Este cambio no es menor. Implica, por ejemplo, que las personas magistradas y juzgadoras dejen de estar atrapadas en tareas administrativas y puedan enfocarse en lo que realmente importa: resolver los conflictos con humanidad y eficacia. Implica también que los juicios sean más rápidos, más transparentes y más comprensibles para todos. Que no hagan falta intermediarios ni abogados expertos para entender qué está pasando con un caso.


Pero este nuevo sistema no puede sostenerse sin un pilar esencial: las personas que imparten justicia. Hoy más que nunca se necesitan mujeres y hombres comprometidos, con principios firmes, conocimiento profundo y una verdadera vocación de servicio. Personas capaces de reconocer la dignidad en cada historia, de no hacer distinciones entre quien tiene mucho y quien tiene poco, de entender el peso social que tiene cada resolución.


Aquí es donde la reforma judicial abre un nuevo capítulo en nuestra historia democrática. Por primera vez, la ciudadanía tendrá en sus manos la elección directa de juezas, jueces, magistradas y magistrados. Esto representa un cambio trascendental: ahora, quienes aspiren a impartir justicia deberán salir a las calles, presentarse ante la gente, hablar cara a cara, explicar quiénes son, qué proponen y por qué merecen su confianza.


Es cierto, esta nueva forma de elegir no está exenta de desafíos. Pero también es una gran oportunidad. Porque obliga a las y los candidatos a dejar los escritorios y acercarse a las colonias, a los barrios, a la realidad de la gente. Obliga también a la ciudadanía a reflexionar: ¿qué tipo de justicia queremos? ¿Queremos jueces lejanos o cercanos? ¿Queremos profesionalismo, sí, pero también empatía, calidez, compromiso con los derechos humanos?


Esta decisión ya no está en manos de unos cuantos. Está en manos de todas y todos. La elección de quienes impartirán justicia es también una elección sobre el futuro que deseamos. Una justicia que escuche. Que entienda. Que no discrimine. Que no retrase. Que repare.


Porque la justicia no es un edificio, ni un expediente, ni una toga.
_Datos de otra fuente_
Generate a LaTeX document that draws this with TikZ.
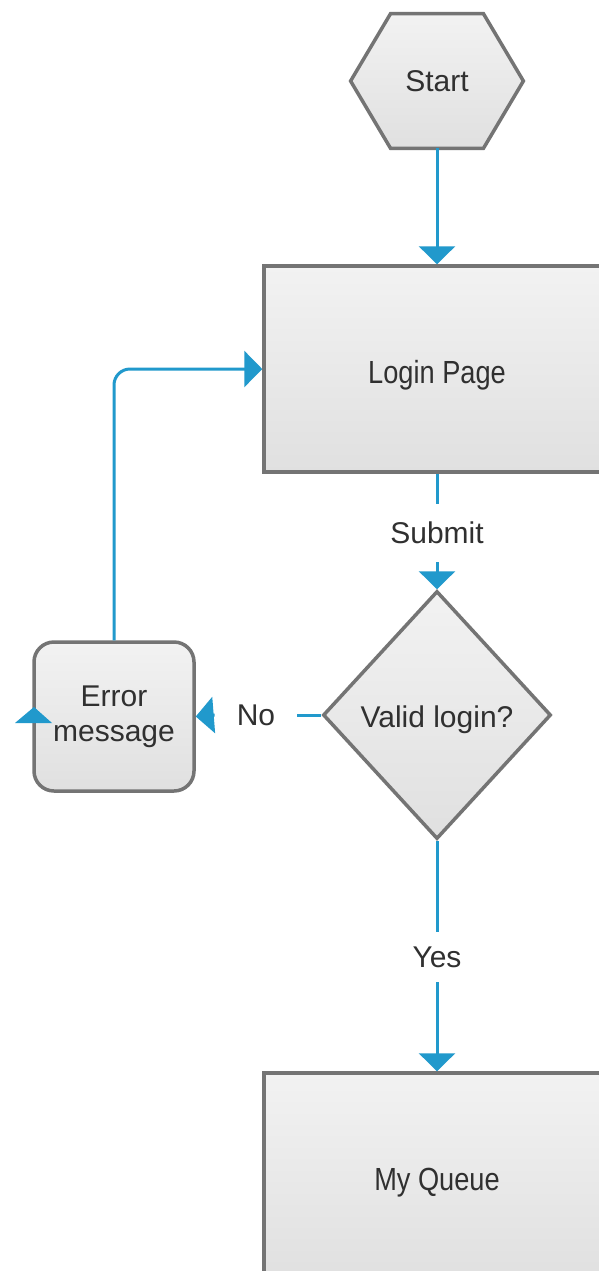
\documentclass[tikz,border=0pt]{standalone}
\usepackage{fontspec}
\setmainfont{Liberation Sans}
\newfontfamily\condfont[FakeStretch=0.85]{Liberation Sans}
\usetikzlibrary{shapes.geometric,arrows.meta,calc}
\definecolor{flowblue}{HTML}{2199CC}
\definecolor{boxedge}{HTML}{747474}
\definecolor{txtgray}{HTML}{303030}
\definecolor{fillhi}{HTML}{F2F2F2}
\definecolor{filllo}{HTML}{E0E0E0}
\tikzset{
  boxstyle/.style={draw=boxedge, line width=1.75pt, top color=fillhi, bottom color=filllo},
  lbl/.style={text=txtgray, font=\fontsize{15pt}{17.5pt}\selectfont, inner sep=0pt},
  condlbl/.style={text=txtgray, font=\condfont\fontsize{16pt}{19pt}\selectfont, text height=17.5pt, text depth=3.3pt},
  flowline/.style={draw=flowblue, line width=1.5pt},
  conn/.style={flowline, -{Triangle[width=18pt,length=9pt]}},
}
\begin{document}
\begin{tikzpicture}[x=0.5pt,y=-0.5pt]
\useasboundingbox (0,0) rectangle (599,1271);
\clip (0,0) rectangle (599,1271);
\fill[white] (0,0) rectangle (599,1271);

% Start hexagon
\node[minimum width=86pt, minimum height=67pt, inner sep=0pt] (start) at (437,81) {};
\path[boxstyle] ($(start.north west)+(40,0)$) -- ($(start.north east)+(-40,0)$) -- (start.east)
  -- ($(start.south east)+(-40,0)$) -- ($(start.south west)+(40,0)$) -- (start.west) -- cycle;
\node[lbl] at (start) {Start};

% Login page
\node[boxstyle, rectangle, minimum width=173pt, minimum height=103pt, condlbl] (login) at (437,369) {Login Page};

% Submit label
\node[lbl, minimum height=29pt] (submit) at (437,533) {Submit};

% Decision
\node[boxstyle, diamond, inner sep=0pt, minimum width=114pt, minimum height=124pt, lbl, text height=15.9pt, text depth=3.2pt] (valid) at (437,715) {Valid login?};

% No label
\node[lbl, minimum width=41pt] (no) at (256,715) {No};

% Error message
\node[boxstyle, rectangle, rounded corners=10pt, minimum width=80pt, minimum height=74.5pt, lbl, align=center] (error) at (114,716.5) {Error\\message};

% Yes label
\node[lbl, minimum height=25pt] (yes) at (437,957) {Yes};

% My Queue
\node[boxstyle, rectangle, minimum width=173pt, minimum height=103pt, condlbl] (queue) at (437,1176) {My Queue};

% Connectors
\draw[conn] (start.south) -- (login.north);
\draw[flowline] (login.south) -- (submit.north);
\draw[conn] (submit.south) -- (valid.north);
\draw[flowline] (valid.west) -- (no.east);
\draw[conn] (no.west) -- (error.east);
\draw[conn, rounded corners=8pt] (error.north) |- (login.west);
\draw[flowline] (valid.south) -- (yes.north);
\draw[conn] (yes.south) -- (queue.north);

% stray arrowhead at left of error box
\fill[flowblue] (15,723) -- (52,723) -- (34,707) -- cycle;
\end{tikzpicture}
\end{document}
La justicia es humana. Tiene rostro, nombre y una historia que merece ser escuchada. Cada persona que acude a buscarla, merece también un trato digno, cercano y justo.


Estamos frente a un momento clave. En este momento, la justicia necesita que la ciudadanía también se haga oír. Porque cuando la sociedad participa en su construcción, la justicia se vuelve más fuerte, más clara y, sobre todo, más humana.